I ran:
E:\Django\mydb>fly volume create myapp_data -r iad -n 1
ID: vol_vde81kk67oyym064
Name: myapp_data
App: mydbdwa
Region: iad
Zone: 7579
Size GB: 1
Encrypted: true
Created at: 03 May 26 19:31 UTC
Snapshot retention: 5
Scheduled snapshots: true
When I run fly deploy I get:
Error: Process group ‘app’ needs volumes with name ‘myapp_data’ to fulfill mounts defined in fly.toml; Run fly volume create myapp_data -r REGION -n COUNT for the following regions and counts: lax=1
Is there some basic tutorial on all the steps to make this work. I’ve read through all the posts related to this subject and it hasn’t helped with basic understanding.
Volumes are folders, not files. So, the volume you probably want here, assuming that everything in /data/* can go in the volume and not on the machine, is /data. The SQLite file is db.sqlite3, and if you have that already, you’d copy that into the volume, once the volume is created.
Note also that, assuming you want all machines in your app to share this database, you can only operate in one region (e.g. iad). This is because volumes only work within a single region, so if you scale your app to run in other regions, those volumes (and database files) will be an independent copy.
You could look into LiteFS if you want to operate multi-region, but otherwise, using several machines in one region may be the best trade-off, especially if you want to keep a lid on the technicalities.
Your machine is in lax, but your volume is in iad. They need to be in the same region (move the machine or the volume depending on where you want them to be).
There are several parallel problems here, and in general it is easier to solve problems one at a time. Once the volume region is fixed, you can move onto this one. I assume you could just hardwire it:
However, I am guessing at Python syntax here! (Make sure you use double quotes, and not oblique quotes).
Of course, this stops the env var from having an effect, and an env var may be useful if you want to run a local or test environment, since this value may be different in each env. Indeed, I recommend testing locally: if env.dj_db_url does not work remotely, you probably want to find that out before you deploy. Are you running your app locally in Docker?
Machines never share volumes, though, not even when they’re in the same region.
(This surprises a lot of people.)
SQLite has a reputation for simplicity in other contexts, but it’s really the opposite here on the Fly.io platform, in my opinion. Even experienced old hands forget the dangers, from time to time, .

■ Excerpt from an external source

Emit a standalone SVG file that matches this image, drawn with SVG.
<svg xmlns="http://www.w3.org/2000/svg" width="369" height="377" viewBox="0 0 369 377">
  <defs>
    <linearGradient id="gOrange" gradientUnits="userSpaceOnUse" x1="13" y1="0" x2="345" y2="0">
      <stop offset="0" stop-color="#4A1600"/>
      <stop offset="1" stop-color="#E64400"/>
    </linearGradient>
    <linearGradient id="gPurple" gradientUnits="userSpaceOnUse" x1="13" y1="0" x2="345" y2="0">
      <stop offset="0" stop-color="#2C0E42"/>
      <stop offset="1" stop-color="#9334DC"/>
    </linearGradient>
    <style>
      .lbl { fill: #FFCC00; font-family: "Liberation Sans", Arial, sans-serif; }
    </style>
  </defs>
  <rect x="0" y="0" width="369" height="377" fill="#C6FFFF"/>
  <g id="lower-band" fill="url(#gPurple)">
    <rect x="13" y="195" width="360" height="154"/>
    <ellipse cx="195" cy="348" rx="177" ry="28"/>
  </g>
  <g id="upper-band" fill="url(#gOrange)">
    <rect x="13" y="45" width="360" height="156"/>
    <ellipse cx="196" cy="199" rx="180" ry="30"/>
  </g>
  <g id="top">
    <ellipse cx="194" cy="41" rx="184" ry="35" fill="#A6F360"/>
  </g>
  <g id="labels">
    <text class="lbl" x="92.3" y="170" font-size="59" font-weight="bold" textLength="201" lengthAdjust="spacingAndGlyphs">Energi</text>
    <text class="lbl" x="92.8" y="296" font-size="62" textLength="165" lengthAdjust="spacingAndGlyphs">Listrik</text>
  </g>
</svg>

The best tip is to not use volumes on Fly.io, basically. Among other non-obvious problems, they risk permanent data loss, since each one is tied to an individual, physical host machine. When that hardware fails, which it will eventually, then the volume disappears.
They are ok-ish for people who have LiteStream and similar configured, although then the admins have occasional manual-intervention emergencies, where they need to nudge their site back into existence. (Also, the platform generally assumes that you have ≥2 Machines in each app, so it will take one offline for a while on the assumption that you have a spare.)
And they are fun for those like myself who want to experiment with distributed databases, etc., …
I actually moved away from SQLite on Fly. It’s not that I had some production problems; just that LiteFS felt cool and experimental all at the same time, and I prefer boring, generally speaking. So I moved to managed Postgres (not on Fly, but I assume theirs is worth a look).
When fly.io initially configured my app, it used the location ‘lax’. Creating the volume with this location worked. Can I set the location? When I changed fly.toml to use machine location ‘iad’, it didn’t seem to take. Works with ‘lax’.
Using the following values in settings.py seems to make everything work. The commented out values cause “This page isn’t working” in the web browser.
This is a one or two user app so the simplest database is fine.
I don’t use Docker. Is env.dj.db.url something specific to Docker or an additional Python include?
For now I will just comment / uncomment the DATABASES lines to switch between local testing and deployment. Or put in some conditional logic.
It works fine on my local server but we have power failures longer than my UPS duration and this usually happens when I am away so it is better to host on a public server.
Super; if it works, it works. I assume the Django docs will confirm the syntax of this value for you, if you want to check.
It’s not a Docker thing; I assume it’s something in Python (language level) or Django (framework level).
You can run your app natively on your local computer, though Docker is good to learn. It runs very similarly to the virtual machine system that Fly uses, so your app inside Docker will be a closer match for your production app in Fly. But it depends on how critical the remote app is; if it is for a hobby project, or just a few people, then it is not important.